**Given task**. Exactly as written, write out the lines below from the first to the one containing "plt.rcParams['font.family'] = ['Liberation", inclusive. Pictures do not belong in the copy.

**Collected data**.

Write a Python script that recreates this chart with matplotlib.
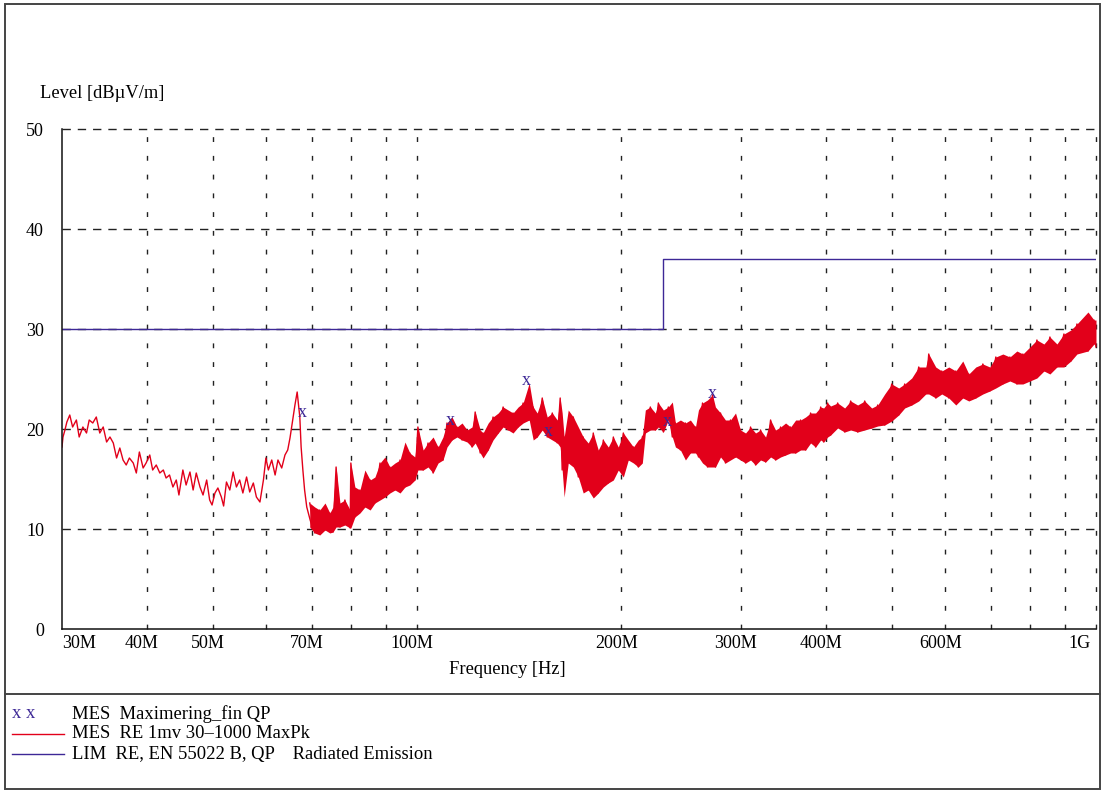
import numpy as np
import matplotlib
matplotlib.use("Agg")
import matplotlib.pyplot as plt
import matplotlib.transforms as mtransforms
from matplotlib.patches import Rectangle
from matplotlib.lines import Line2D

plt.rcParams['font.family'] = ['Liberation Serif', 'DejaVu Serif']

# 30-70 MHz: peak scan, thin noisy trace (MHz, dBuV/m)
trace_f = [30.0, 30.1, 30.3, 30.5, 30.8, 31.1, 31.5, 31.8, 32.2, 32.6,
           32.9, 33.3, 33.7, 34.1, 34.5, 34.9, 35.3, 35.7, 36.1, 36.5,
           36.9, 37.3, 37.7, 38.2, 38.6, 39.0, 39.5, 39.9, 40.4, 40.8,
           41.3, 41.8, 42.3, 42.7, 43.2, 43.7, 44.2, 44.6, 45.2, 45.7,
           46.3, 46.8, 47.3, 47.9, 48.4, 49.0, 49.5, 49.9, 50.4, 50.9,
           51.5, 51.9, 52.4, 53.0, 53.6, 54.2, 54.8, 55.4, 56.1, 56.7,
           57.4, 58.0, 58.7, 59.4, 59.9, 60.4, 61.1, 61.8, 62.4, 63.2,
           63.9, 64.5, 65.0, 65.5, 66.1, 66.6, 67.2, 67.5, 67.9, 68.3,
           68.8, 69.6, 70.1]
trace_level = [18.2, 19.2, 19.9, 20.7, 21.4, 20.2, 20.9, 19.2, 20.2, 19.6,
               20.9, 20.6, 21.2, 19.6, 20.2, 18.7, 19.2, 18.6, 17.1, 18.1,
               16.9, 16.4, 17.1, 16.6, 15.6, 17.7, 16.1, 16.6, 17.4, 15.9,
               16.4, 15.6, 15.9, 15.1, 15.4, 14.2, 14.9, 13.4, 15.9, 14.4,
               15.7, 13.9, 15.6, 14.2, 13.4, 14.9, 12.9, 12.4, 13.6, 14.1,
               13.2, 12.3, 14.7, 13.9, 15.7, 14.2, 14.9, 13.6, 15.2, 13.7,
               14.6, 13.2, 12.7, 14.9, 17.1, 15.9, 16.9, 15.4, 16.9, 16.1,
               17.4, 17.9, 19.1, 20.6, 22.4, 23.7, 21.2, 18.2, 15.9, 13.9,
               12.2, 10.9, 10.2]

# 70 MHz - 1 GHz: dense peak scan, min/max envelope
band_f = [69.5, 70.7, 71.9, 73.2, 74.4, 75.2, 76.0, 77.0, 78.3, 79.7,
          79.9, 81.0, 82.4, 83.8, 85.3, 86.7, 88.2, 89.7, 91.2, 92.8,
          94.4, 96.0, 97.6, 99.3, 100.3, 102.1, 103.8, 105.6, 107.4, 109.2,
          110.7, 112.6, 114.5, 116.5, 118.5, 120.5, 121.8, 123.9, 125.1, 127.3,
          129.4, 131.7, 133.9, 136.2, 138.5, 140.9, 143.3, 146.3, 148.3, 150.3,
          152.9, 155.5, 158.2, 160.9, 162.5, 163.6, 164.7, 167.0, 169.9, 172.8,
          175.7, 178.7, 181.8, 184.9, 188.1, 191.3, 194.6, 197.9, 201.3, 204.7,
          208.3, 211.8, 214.7, 216.9, 220.6, 224.4, 226.7, 230.6, 234.5, 237.7,
          240.2, 244.3, 248.5, 252.7, 257.1, 259.7, 263.3, 267.8, 272.4, 275.1,
          279.9, 284.6, 289.5, 294.5, 299.5, 304.7, 309.9, 315.2, 320.6, 326.1,
          331.7, 337.3, 343.1, 349.0, 355.0, 361.1, 367.2, 373.5, 379.9, 386.4,
          393.1, 397.1, 402.5, 406.6, 416.4, 426.4, 435.2, 445.6, 456.4, 467.3,
          477.0, 488.4, 500.2, 512.2, 522.7, 535.3, 548.2, 561.4, 567.1, 580.7,
          592.7, 607.0, 621.6, 636.5, 649.6, 665.2, 681.3, 697.7, 712.0, 729.2,
          746.7, 764.6, 780.4, 799.2, 818.4, 838.1, 855.3, 875.9, 896.9, 918.5,
          937.4, 973.2, 993.2, 1000.0]
band_lo = [10.2, 9.6, 9.4, 9.9, 9.6, 9.7, 10.2, 10.2, 10.4, 10.1,
           10.1, 11.2, 11.6, 12.2, 11.9, 12.6, 12.9, 13.2, 13.6, 13.9,
           13.6, 14.2, 14.4, 14.9, 15.9, 15.9, 16.2, 15.6, 16.6, 16.9,
           18.2, 18.9, 19.2, 18.9, 18.7, 18.2, 18.6, 17.6, 17.1, 17.9,
           18.9, 19.6, 20.2, 19.9, 19.6, 20.2, 20.6, 20.9, 18.9, 19.2,
           19.9, 19.2, 18.9, 18.6, 18.2, 15.9, 13.2, 16.6, 16.2, 15.2,
           13.6, 13.9, 13.1, 13.6, 14.2, 14.6, 14.9, 15.9, 15.2, 16.9,
           16.6, 16.2, 16.6, 19.6, 19.9, 19.9, 20.2, 19.7, 20.9, 19.2,
           18.2, 17.9, 16.9, 17.6, 17.6, 17.2, 16.6, 16.2, 16.2, 16.2,
           17.2, 16.6, 16.9, 17.2, 16.9, 16.6, 16.9, 16.4, 16.9, 16.7,
           17.2, 16.9, 17.2, 17.4, 17.6, 17.6, 17.9, 17.9, 18.6, 18.2,
           18.9, 18.7, 19.2, 19.4, 20.1, 19.7, 19.9, 19.7, 19.9, 20.1,
           20.3, 20.4, 20.8, 21.4, 22.1, 22.4, 22.8, 23.5, 23.5, 23.1,
           23.5, 23.1, 22.4, 23.1, 22.8, 23.1, 23.5, 23.8, 24.1, 24.5,
           24.8, 24.5, 24.5, 24.8, 25.1, 25.8, 25.5, 26.2, 26.2, 26.8,
           27.5, 27.8, 28.5, 28.2]
band_hi = [12.6, 12.2, 11.9, 12.6, 11.6, 12.2, 16.2, 12.6, 12.9, 11.9,
           16.6, 14.2, 13.9, 15.9, 14.9, 15.2, 16.6, 17.2, 16.2, 16.6,
           16.9, 18.7, 17.6, 17.2, 20.2, 17.9, 18.6, 19.2, 18.2, 19.2,
           20.6, 21.2, 20.2, 20.6, 19.9, 20.2, 21.7, 19.9, 19.6, 20.6,
           21.2, 21.6, 22.2, 21.9, 21.6, 22.2, 22.6, 24.6, 22.2, 21.6,
           23.1, 21.2, 21.6, 20.9, 23.1, 21.6, 19.2, 21.9, 21.2, 20.2,
           19.2, 18.6, 19.6, 17.9, 18.9, 18.2, 19.2, 18.2, 19.6, 18.9,
           18.2, 18.9, 19.2, 21.9, 22.2, 21.6, 22.6, 21.9, 22.2, 22.7,
           20.6, 20.9, 20.6, 20.9, 20.2, 21.9, 22.6, 22.9, 23.4, 22.2,
           21.6, 20.9, 20.9, 21.6, 19.9, 19.6, 20.2, 19.6, 19.9, 19.2,
           20.9, 19.9, 20.2, 20.6, 20.2, 20.9, 20.9, 21.2, 21.6, 21.6,
           22.2, 22.1, 22.6, 22.3, 22.6, 22.1, 22.8, 22.4, 22.8, 22.1,
           22.4, 23.5, 24.5, 24.1, 24.5, 25.1, 26.2, 26.2, 27.5, 26.2,
           25.8, 26.2, 25.8, 26.8, 25.5, 26.2, 26.5, 26.2, 27.2, 27.5,
           27.2, 27.8, 27.5, 28.2, 28.9, 28.5, 29.2, 28.5, 29.5, 29.9,
           30.5, 31.7, 30.9, 30.9]

# EN 55022 class B QP limit
limit_f = [30, 230, 1000]
limit_level = [30, 37, 37]

# final QP measurements
qp_f = [67.7, 111.9, 145.1, 156.2, 234.0, 272.1]
qp_level = [21.7, 20.9, 24.9, 19.8, 20.8, 23.6]

xtick_f = [30, 40, 50, 70, 100, 200, 300, 400, 600, 1000]
xtick_labels = ['30M', '40M', '50M', '70M', '100M', '200M', '300M', '400M', '600M', '1G']
grid_f = [40, 50, 60, 70, 80, 90, 100, 200, 300, 400, 500, 600, 700, 800, 900, 1000]
ytick = [0, 10, 20, 30, 40, 50]

red = '#e2001a'
purple = '#3d2896'

W, H = 1103, 792
fig = plt.figure(figsize=(W / 100, H / 100), dpi=100)
ax = fig.add_axes([62 / W, 1 - 629 / H, (1096 - 62) / W, 500 / H])

ax.set_xscale('log')
ax.set_xlim(30, 1000)
ax.set_ylim(0, 50)

# trace
ax.plot(trace_f, trace_level, color=red, lw=1.0)
zig = [h if i % 2 == 0 else l for i, (l, h) in enumerate(zip(band_lo, band_hi))]
ax.fill_between(band_f, band_lo, band_hi, color=red, lw=0)
ax.plot(band_f, zig, color=red, lw=1.0)

ax.step(limit_f, limit_level, where='post', color=purple, lw=1.0)

for f, v in zip(qp_f, qp_level):
    ax.text(f, v, 'x', color=purple, fontsize=13, ha='center', va='center')

# axes & grid
ax.set_xticks(grid_f, minor=False)
ax.set_xticks([], minor=True)
ax.set_xticklabels([])
for f in grid_f:
    ax.axvline(f, color='#222222', lw=1.0, ls=(0, (3.5, 10)), clip_on=False, zorder=0.5)
for v in ytick[1:]:
    ax.axhline(v, color='#222222', lw=1.0, ls=(0, (6, 5)), clip_on=False, zorder=0.5)

ax.set_yticks(ytick)
ax.tick_params(axis='both', length=0, labelsize=13)
ax.tick_params(axis='y', pad=13)
ax.tick_params(axis='x', labelbottom=False)
for s in ['top', 'right']:
    ax.spines[s].set_visible(False)
for s in ['left', 'bottom']:
    ax.spines[s].set_linewidth(1.1)
    ax.spines[s].set_color('#111111')

# x tick labels (first left-aligned, last right-aligned)
shift = mtransforms.ScaledTranslation(-5 / 100, 0, fig.dpi_scale_trans)
down = mtransforms.ScaledTranslation(0, -6 / 100, fig.dpi_scale_trans)
for i, (f, lab) in enumerate(zip(xtick_f, xtick_labels)):
    ha = 'center'
    tr = ax.get_xaxis_transform() + shift + down
    if i == 0:
        ha = 'left'
        tr = ax.get_xaxis_transform() + down
    elif i == len(xtick_f) - 1:
        ha = 'right'
    ax.text(f, 0, lab, transform=tr, ha=ha, va='top', fontsize=13)

fig.text(40 / W, 1 - 94 / H, 'Level [dB\u00b5V/m]', fontsize=13.3, va='center', ha='left')
fig.text(449 / W, 1 - 669 / H, 'Frequency [Hz]', fontsize=13.3, va='center', ha='left')

# frame and legend box
fig.patches.append(Rectangle((5 / W, 1 - 789 / H), 1095 / W, 785 / H, transform=fig.transFigure,
                             fill=False, ec='#444444', lw=1.4))
fig.lines.append(Line2D([5 / W, 1100 / W], [1 - 694 / H, 1 - 694 / H], transform=fig.transFigure,
                        color='#444444', lw=1.4))

fig.text(12 / W, 1 - 714 / H, 'x x', color=purple, fontsize=13.4, va='center', ha='left')
fig.lines.append(Line2D([12 / W, 64 / W], [1 - 734 / H] * 2, transform=fig.transFigure, color=red, lw=1.0))
fig.lines.append(Line2D([12 / W, 64 / W], [1 - 754 / H] * 2, transform=fig.transFigure, color=purple, lw=1.0))
legend_text = ['MES  Maximering_fin QP', 'MES  RE 1mv 30\u20131000 MaxPk',
               'LIM  RE, EN 55022 B, QP    Radiated Emission']
for k, t in enumerate(legend_text):
    fig.text(72 / W, 1 - (714 + 20 * k) / H, t, fontsize=13.4, va='center', ha='left')

fig.savefig('out.png', dpi=100)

**Expected answer**.
Write a Python script that recreates this chart with matplotlib.
import numpy as np
import matplotlib
matplotlib.use("Agg")
import matplotlib.pyplot as plt
import matplotlib.transforms as mtransforms
from matplotlib.patches import Rectangle
from matplotlib.lines import Line2D

plt.rcParams['font.family'] = ['Liberation Serif', 'DejaVu Serif']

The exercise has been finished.